Of all the lines in the records below, how many hold the word "this"? Give the number alone.

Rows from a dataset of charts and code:
——

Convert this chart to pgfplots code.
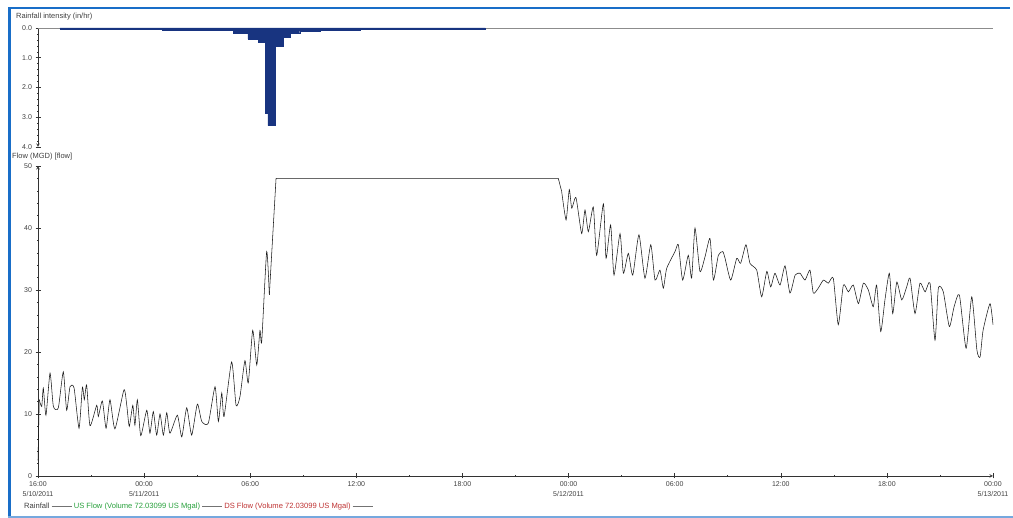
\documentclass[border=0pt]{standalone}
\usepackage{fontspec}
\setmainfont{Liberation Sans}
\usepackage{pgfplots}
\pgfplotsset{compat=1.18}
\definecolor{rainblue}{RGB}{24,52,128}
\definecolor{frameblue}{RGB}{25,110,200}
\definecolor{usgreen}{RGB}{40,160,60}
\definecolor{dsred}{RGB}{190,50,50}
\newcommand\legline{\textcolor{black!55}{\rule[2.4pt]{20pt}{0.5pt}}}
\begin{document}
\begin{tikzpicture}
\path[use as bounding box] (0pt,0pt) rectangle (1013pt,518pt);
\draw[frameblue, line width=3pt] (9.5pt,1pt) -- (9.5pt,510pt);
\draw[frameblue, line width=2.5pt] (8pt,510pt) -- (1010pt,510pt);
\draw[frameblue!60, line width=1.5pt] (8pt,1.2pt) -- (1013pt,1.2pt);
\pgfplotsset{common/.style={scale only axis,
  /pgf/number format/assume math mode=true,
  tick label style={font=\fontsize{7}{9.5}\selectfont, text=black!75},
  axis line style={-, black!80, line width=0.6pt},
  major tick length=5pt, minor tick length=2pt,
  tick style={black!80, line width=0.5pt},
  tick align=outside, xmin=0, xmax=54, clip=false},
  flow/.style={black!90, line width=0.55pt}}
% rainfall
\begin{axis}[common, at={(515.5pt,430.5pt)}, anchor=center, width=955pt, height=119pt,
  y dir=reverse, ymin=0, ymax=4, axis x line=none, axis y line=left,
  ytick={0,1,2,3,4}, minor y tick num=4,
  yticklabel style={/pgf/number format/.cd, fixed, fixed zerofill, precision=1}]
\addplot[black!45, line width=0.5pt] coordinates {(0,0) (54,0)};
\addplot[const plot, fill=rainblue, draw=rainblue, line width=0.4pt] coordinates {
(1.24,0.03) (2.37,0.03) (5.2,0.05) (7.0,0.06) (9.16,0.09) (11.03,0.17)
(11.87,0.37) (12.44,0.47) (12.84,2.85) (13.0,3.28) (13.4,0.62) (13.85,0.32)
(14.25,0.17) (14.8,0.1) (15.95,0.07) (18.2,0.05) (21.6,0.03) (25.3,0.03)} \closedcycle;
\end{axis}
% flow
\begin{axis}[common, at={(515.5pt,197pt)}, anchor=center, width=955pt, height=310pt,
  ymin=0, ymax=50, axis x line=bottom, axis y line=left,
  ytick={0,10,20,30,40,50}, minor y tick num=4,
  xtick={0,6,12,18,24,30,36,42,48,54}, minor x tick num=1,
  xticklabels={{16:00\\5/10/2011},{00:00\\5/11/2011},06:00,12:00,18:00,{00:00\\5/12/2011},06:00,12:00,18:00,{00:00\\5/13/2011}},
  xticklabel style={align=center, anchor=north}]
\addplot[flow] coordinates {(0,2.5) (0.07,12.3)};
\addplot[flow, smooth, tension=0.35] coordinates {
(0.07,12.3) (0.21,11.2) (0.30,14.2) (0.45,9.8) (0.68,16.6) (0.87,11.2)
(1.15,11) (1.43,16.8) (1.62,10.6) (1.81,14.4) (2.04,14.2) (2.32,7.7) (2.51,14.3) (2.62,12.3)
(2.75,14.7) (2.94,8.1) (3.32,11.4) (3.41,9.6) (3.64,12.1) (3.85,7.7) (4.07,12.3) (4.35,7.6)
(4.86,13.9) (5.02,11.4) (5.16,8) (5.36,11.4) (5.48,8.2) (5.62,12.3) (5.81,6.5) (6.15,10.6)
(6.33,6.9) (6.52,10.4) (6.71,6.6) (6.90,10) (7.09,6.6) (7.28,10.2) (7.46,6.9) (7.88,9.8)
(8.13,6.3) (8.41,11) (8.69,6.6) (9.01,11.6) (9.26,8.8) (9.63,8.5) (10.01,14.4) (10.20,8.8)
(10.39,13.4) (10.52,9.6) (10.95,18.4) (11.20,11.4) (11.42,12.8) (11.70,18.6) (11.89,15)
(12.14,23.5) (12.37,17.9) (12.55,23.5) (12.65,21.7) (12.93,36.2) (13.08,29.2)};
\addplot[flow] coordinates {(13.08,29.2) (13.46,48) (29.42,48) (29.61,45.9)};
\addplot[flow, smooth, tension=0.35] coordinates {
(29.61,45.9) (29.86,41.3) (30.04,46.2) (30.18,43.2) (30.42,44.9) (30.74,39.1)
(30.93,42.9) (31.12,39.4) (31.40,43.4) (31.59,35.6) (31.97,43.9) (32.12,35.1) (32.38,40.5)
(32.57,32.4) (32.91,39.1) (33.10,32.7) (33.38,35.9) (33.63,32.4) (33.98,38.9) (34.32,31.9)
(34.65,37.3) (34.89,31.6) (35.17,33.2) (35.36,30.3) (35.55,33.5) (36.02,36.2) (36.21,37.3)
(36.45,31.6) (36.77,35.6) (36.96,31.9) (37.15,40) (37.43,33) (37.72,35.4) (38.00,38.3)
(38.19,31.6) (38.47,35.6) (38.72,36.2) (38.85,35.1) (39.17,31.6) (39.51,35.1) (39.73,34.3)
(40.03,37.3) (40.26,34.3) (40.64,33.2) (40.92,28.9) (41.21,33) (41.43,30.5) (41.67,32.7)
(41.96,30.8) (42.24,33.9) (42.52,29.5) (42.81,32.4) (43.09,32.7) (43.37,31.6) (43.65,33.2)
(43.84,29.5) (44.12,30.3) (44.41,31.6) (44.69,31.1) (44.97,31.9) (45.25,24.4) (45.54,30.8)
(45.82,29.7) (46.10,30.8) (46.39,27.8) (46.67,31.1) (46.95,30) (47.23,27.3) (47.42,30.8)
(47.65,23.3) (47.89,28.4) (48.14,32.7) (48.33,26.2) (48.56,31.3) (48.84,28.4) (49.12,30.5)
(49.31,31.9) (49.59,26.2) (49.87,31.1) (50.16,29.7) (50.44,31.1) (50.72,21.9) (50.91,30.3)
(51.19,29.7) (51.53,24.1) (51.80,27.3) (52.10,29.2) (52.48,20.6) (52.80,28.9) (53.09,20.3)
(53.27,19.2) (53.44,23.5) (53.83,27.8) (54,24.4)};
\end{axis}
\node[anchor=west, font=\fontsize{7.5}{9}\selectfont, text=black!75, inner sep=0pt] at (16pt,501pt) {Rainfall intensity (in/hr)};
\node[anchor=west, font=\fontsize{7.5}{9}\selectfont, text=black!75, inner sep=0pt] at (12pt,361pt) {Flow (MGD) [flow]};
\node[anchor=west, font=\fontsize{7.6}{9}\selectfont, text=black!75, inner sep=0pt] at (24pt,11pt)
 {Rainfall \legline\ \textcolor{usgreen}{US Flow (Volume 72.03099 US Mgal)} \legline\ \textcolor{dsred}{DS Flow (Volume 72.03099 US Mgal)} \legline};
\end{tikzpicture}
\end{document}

——

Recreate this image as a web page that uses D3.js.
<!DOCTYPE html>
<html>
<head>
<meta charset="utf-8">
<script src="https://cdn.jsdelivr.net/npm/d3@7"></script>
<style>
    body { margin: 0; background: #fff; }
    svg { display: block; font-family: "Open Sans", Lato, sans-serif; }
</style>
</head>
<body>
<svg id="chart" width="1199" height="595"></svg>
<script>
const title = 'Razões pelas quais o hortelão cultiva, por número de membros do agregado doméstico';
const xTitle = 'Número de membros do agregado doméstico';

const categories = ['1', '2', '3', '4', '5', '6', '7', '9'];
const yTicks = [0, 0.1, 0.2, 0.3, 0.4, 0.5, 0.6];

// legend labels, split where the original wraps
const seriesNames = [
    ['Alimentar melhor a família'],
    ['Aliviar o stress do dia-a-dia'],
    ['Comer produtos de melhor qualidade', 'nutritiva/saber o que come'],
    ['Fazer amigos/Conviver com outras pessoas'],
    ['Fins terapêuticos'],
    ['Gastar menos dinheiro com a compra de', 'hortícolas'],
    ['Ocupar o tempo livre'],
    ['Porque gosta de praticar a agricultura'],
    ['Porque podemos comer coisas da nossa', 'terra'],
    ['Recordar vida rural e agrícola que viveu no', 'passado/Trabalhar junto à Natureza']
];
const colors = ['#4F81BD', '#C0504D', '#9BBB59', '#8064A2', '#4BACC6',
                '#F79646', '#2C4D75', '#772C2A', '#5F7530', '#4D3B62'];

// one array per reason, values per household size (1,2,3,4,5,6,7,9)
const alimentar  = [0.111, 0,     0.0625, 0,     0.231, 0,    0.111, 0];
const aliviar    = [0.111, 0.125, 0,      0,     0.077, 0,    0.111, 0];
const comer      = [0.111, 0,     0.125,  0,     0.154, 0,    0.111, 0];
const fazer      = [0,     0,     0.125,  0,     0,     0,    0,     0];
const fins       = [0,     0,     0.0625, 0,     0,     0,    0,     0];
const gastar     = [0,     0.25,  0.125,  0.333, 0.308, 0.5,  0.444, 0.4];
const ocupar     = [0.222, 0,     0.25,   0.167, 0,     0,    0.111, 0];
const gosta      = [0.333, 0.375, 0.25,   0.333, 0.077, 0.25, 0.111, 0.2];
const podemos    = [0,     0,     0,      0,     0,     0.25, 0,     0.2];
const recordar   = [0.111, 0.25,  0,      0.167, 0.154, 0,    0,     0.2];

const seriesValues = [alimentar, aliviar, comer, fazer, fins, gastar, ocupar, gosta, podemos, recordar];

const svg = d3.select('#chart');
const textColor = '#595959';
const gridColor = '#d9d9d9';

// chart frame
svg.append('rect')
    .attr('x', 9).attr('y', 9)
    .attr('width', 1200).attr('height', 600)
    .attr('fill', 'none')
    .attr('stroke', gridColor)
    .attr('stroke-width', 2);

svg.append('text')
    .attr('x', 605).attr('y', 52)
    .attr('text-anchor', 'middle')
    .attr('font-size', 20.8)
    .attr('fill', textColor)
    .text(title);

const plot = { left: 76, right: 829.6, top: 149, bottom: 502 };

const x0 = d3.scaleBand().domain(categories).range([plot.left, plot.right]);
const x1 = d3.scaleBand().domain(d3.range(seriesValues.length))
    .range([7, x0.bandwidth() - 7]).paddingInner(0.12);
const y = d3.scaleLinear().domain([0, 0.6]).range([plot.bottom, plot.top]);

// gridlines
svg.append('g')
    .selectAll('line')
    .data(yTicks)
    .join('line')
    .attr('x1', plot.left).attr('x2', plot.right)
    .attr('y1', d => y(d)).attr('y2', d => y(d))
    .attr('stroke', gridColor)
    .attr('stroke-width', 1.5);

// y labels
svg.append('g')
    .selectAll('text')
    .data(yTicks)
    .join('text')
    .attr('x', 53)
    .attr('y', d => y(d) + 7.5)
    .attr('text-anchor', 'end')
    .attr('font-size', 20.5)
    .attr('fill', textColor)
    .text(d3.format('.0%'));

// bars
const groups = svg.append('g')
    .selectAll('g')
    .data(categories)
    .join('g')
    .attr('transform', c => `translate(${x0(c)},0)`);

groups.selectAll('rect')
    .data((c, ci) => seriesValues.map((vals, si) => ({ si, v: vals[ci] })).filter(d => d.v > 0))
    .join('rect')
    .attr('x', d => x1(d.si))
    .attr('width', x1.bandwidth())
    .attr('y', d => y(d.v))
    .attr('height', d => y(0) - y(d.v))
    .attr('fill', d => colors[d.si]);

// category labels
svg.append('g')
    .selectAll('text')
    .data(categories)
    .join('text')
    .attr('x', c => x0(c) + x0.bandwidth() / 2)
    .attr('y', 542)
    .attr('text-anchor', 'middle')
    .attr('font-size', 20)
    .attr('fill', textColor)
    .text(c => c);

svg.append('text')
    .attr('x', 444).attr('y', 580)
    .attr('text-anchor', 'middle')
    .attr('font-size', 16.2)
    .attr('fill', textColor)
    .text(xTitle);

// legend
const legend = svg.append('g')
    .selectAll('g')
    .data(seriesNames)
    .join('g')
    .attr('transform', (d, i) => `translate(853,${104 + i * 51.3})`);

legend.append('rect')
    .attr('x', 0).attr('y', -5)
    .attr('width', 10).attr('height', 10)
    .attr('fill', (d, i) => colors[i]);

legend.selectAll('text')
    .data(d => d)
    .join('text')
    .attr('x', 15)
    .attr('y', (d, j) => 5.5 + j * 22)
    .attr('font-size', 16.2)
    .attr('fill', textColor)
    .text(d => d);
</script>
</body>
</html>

——

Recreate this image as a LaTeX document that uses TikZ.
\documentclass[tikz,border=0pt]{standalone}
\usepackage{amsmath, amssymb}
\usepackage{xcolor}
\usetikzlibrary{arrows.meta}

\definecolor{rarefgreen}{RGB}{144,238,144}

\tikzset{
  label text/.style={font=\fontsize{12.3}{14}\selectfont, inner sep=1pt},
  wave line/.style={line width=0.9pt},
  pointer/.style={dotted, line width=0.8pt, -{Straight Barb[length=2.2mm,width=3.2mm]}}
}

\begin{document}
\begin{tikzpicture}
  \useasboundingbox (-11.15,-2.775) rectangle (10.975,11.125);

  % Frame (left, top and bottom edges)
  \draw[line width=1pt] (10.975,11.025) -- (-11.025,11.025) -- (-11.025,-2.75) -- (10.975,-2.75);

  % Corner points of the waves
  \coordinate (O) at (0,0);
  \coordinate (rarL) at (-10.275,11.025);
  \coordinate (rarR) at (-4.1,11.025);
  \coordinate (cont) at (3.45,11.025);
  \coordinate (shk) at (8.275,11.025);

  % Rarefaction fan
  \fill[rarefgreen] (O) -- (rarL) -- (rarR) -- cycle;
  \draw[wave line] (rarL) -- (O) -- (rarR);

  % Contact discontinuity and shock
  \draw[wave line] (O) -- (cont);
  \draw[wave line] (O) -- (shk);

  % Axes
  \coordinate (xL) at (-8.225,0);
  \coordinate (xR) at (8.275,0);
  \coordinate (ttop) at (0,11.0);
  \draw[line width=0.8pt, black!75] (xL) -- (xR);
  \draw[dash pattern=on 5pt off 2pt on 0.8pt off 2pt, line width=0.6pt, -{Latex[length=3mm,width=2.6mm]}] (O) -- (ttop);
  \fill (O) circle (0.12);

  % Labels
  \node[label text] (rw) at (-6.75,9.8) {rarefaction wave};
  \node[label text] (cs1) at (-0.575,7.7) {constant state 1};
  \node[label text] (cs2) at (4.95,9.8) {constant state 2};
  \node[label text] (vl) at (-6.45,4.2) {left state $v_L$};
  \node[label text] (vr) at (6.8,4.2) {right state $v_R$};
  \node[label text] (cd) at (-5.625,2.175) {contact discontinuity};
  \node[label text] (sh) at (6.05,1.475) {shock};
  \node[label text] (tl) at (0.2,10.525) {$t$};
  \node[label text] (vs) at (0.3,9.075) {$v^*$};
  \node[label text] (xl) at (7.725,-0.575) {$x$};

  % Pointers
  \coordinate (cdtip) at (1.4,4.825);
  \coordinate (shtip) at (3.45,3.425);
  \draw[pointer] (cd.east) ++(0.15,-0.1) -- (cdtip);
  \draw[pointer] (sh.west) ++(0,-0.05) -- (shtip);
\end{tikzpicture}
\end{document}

——

Written response »
3